Interesting way to take down the width of a bar Tony...and I for one would like to hear more about the preperation and use of wax as a part bonding agent......pretty please?

 ;D

Dave


----------



## Tony Bird (Aug 27, 2011)

Hi Dave,
Shellac is used as the adhesive on wax chucks and is available in stick form from horological suppliers. The chucks themselves are usually made from brass or steel. The shellac is melted onto the chuck which has been heated by a blow torch, the workpiece is then placed on the shellac and also heated. Then cool 'Do not quench' the chuck can be mounted in the lathe or mill for machining. Allow about 0.20mm for the thickness of the shellac when measuring off the chuck, to be more accurate allow a portion of the work piece to protrude beyond the edge of the chuck so it can be measured. The workpiece is removed from the chuck by heating and can be cleaned by placing in alcohol for about 30 minutes. The shellac left left on the chuck can be used with the addition of more for its next job. There are several different types of wax chucks some of which I expect I will use later in the construction of the pump. If you have an specific questions please ask.

Regards Tony.


----------



## substandard (Aug 27, 2011)

Very interesting post. Learned a few new things... :bow:

1. horological suppliers.... had to Google that one, learned what that was. (if anyone else doesn't know I ain't telling)

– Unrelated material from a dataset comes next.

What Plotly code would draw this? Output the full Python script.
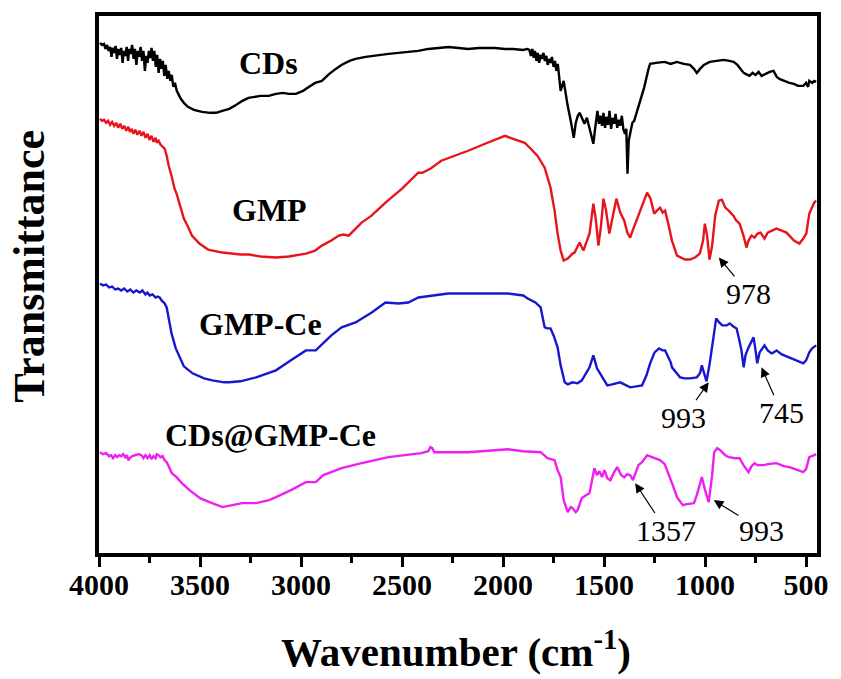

2. Wax chucks.... I had never heard of this and find it so useful yet so cheap and simple. I could have saved a lot of frustration turning small thin parts with this idea.


One question, when you placed the part on to the shellac does it lay flat? I would think that the shellac might not flow evenly and make one end higher than the other. (Hope that makes sense)


----------



## Mosey (Aug 27, 2011)

Tony Bird  said:
			
		

> Hi Dave,
> Shellac is used as the adhesive on wax chucks and is available in stick form from horological suppliers. The chucks themselves are usually made from brass or steel. The shellac is melted onto the chuck which has been heated by a blow torch, the workpiece is then placed on the shellac and also heated. Then cool 'Do not quench' the chuck can be mounted in the lathe or mill for machining. Allow about 0.20mm for the thickness of the shellac when measuring off the chuck, to be more accurate allow a portion of the work piece to protrude beyond the edge of the chuck so it can be measured. The workpiece is removed from the chuck by heating and can be cleaned by placing in alcohol for about 30 minutes. The shellac left left on the chuck can be used with the addition of more for its next job. There are several different types of wax chucks some of which I expect I will use later in the construction of the pump. If you have an specific questions please ask.
> 
> Regards Tony.


Wax chuck?? Wow, now there's the new thing for me for today. Thanks.


----------



## steamer (Aug 27, 2011)

I've read the description before...but I've never tried one....Figured Tony could do better than I

Dave


----------



## Tony Bird (Aug 28, 2011)

Hi,

*One question, when you placed the part on to the shellac does it lay flat? I would think that the shellac might not flow evenly and make one end higher than the other. (Hope that makes sense) * 

As long as there are no bits in the shellac or on the work piece the shellac's miscus (if this is the right word) is remarkably constant. When the workpiece is heated while on the chuck it is pressed down and some air bubbles usually escape. Some uses for shelac chucks.





Multiple machining.





Special wax chuck with extended shaft. The work piece is fixed on the chuck and as the shellac thickens it is placed in the lathe a small blow lamp is played on the back of the chuck until the shellac is mastic and the work piece is centred using a ball ended punch or piece of wood. Its a bit like a potter centering his clay on a wheel.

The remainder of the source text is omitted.